Colt's production, so far as I know, was cap-and-ball during the Civil War. It tried converting some of those a couple of years after the war ended, but making new breech-loaders came quite a bit after the war's end.

There was .44 Henry rimfire by the millions during the war, of course, and I guess it's possible that an officer or trooper might've got a .44 Colt specially modified by a canny gunsmith to handle them, but it's probably simpler just to focus on Clint's cigar-growing jawline and 300-yard shooting and remember that Sergio Leone was a film-maker, not an historian.
 
hometownhero - You are quite right, but the question related to Colt .44s. I think rgbai has it nailed.
 
For making the movie (and others), they used cartridge revolvers when the actors needed to be filmed shooting, because of much safer cartridge blanks; then switched to the historically correct shots of the cap and ball revolver for all other shooting.

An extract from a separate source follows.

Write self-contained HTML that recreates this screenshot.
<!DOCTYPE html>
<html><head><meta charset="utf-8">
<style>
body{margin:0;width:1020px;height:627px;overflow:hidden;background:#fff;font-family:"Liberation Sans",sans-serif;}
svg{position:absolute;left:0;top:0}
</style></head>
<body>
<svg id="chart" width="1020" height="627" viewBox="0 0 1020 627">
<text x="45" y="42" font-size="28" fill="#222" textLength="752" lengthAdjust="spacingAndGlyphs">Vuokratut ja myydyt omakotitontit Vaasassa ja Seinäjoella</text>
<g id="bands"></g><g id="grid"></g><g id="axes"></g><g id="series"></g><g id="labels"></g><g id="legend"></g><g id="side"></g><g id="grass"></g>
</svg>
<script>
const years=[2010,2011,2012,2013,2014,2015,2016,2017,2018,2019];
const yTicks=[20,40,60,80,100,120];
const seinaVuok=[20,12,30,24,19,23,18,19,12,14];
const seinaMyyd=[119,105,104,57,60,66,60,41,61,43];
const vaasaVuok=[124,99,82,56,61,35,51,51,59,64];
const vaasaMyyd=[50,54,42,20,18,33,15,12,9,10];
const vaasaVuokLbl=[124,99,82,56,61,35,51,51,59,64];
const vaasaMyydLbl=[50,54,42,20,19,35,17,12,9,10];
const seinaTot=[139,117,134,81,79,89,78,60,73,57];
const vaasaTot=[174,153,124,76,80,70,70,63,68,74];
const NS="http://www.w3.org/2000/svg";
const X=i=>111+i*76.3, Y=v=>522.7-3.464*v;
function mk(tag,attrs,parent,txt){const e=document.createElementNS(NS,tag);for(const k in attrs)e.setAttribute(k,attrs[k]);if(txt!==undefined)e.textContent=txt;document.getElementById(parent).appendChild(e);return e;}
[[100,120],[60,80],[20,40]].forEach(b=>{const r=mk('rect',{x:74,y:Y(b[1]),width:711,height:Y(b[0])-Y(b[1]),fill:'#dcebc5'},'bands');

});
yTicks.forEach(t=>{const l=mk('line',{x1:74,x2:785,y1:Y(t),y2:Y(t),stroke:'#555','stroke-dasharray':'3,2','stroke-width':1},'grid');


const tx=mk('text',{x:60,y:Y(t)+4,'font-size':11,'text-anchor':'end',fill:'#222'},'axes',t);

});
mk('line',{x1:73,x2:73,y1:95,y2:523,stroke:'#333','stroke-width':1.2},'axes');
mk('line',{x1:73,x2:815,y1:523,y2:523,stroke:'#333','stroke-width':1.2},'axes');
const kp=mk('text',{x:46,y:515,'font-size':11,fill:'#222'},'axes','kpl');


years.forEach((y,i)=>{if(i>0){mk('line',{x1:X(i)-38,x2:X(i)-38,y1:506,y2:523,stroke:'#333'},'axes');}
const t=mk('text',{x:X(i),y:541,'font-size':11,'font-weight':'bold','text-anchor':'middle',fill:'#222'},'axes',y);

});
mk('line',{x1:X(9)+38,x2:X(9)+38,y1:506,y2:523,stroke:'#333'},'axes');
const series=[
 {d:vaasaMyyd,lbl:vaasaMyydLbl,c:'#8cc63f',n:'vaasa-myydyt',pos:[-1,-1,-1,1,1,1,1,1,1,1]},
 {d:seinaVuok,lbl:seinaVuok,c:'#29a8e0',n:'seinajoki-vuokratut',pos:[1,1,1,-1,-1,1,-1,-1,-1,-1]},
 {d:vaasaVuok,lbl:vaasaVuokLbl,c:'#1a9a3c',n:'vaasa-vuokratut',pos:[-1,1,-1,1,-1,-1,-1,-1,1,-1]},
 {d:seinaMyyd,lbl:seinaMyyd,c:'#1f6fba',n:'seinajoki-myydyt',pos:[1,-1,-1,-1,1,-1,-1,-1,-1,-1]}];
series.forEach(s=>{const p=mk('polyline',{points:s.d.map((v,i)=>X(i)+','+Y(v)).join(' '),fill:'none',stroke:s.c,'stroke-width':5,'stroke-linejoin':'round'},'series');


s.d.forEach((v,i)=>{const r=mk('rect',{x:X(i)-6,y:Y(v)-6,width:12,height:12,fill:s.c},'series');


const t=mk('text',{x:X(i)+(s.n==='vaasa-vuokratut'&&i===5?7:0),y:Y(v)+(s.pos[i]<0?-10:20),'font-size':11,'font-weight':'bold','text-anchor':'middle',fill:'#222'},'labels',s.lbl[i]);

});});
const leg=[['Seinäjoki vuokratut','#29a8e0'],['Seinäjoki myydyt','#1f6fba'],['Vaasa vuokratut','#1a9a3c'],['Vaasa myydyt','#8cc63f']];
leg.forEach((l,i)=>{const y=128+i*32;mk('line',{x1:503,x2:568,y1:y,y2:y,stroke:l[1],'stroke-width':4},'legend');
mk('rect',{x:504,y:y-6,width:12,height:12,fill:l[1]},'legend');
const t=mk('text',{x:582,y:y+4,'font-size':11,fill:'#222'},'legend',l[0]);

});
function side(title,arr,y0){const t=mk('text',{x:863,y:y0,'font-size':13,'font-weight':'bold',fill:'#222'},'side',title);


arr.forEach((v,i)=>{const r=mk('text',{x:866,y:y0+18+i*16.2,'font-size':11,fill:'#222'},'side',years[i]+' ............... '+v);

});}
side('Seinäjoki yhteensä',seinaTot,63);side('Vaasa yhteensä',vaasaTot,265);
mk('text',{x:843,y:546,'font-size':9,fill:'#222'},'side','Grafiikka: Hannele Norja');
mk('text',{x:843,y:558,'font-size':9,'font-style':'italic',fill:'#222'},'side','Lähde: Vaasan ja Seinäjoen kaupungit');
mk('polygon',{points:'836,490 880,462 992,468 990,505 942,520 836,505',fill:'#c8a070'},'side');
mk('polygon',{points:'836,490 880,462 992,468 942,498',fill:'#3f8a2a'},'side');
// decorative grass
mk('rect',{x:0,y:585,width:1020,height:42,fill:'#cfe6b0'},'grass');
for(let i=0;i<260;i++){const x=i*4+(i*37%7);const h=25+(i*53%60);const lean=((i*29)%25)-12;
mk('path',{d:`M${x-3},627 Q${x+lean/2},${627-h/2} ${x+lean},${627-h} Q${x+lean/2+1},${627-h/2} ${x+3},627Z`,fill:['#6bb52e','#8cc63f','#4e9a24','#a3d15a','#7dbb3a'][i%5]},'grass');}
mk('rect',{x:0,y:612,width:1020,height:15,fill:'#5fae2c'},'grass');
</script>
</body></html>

From what I understand, there were no big bore cartridge revolvers until post-war, and then usually rimfire.
 
Smith & Wesson acquired Rollin White’s patent of April 3, patent number 12,648.
The patent was for a bored through cylinder, suitable for cartridges, effectively blocking what we now consider a modern cartridge. White protected his patents with lawsuits which resulted in half measures such as the 1868 Colt Thuer Conversion, until the White patents ran out.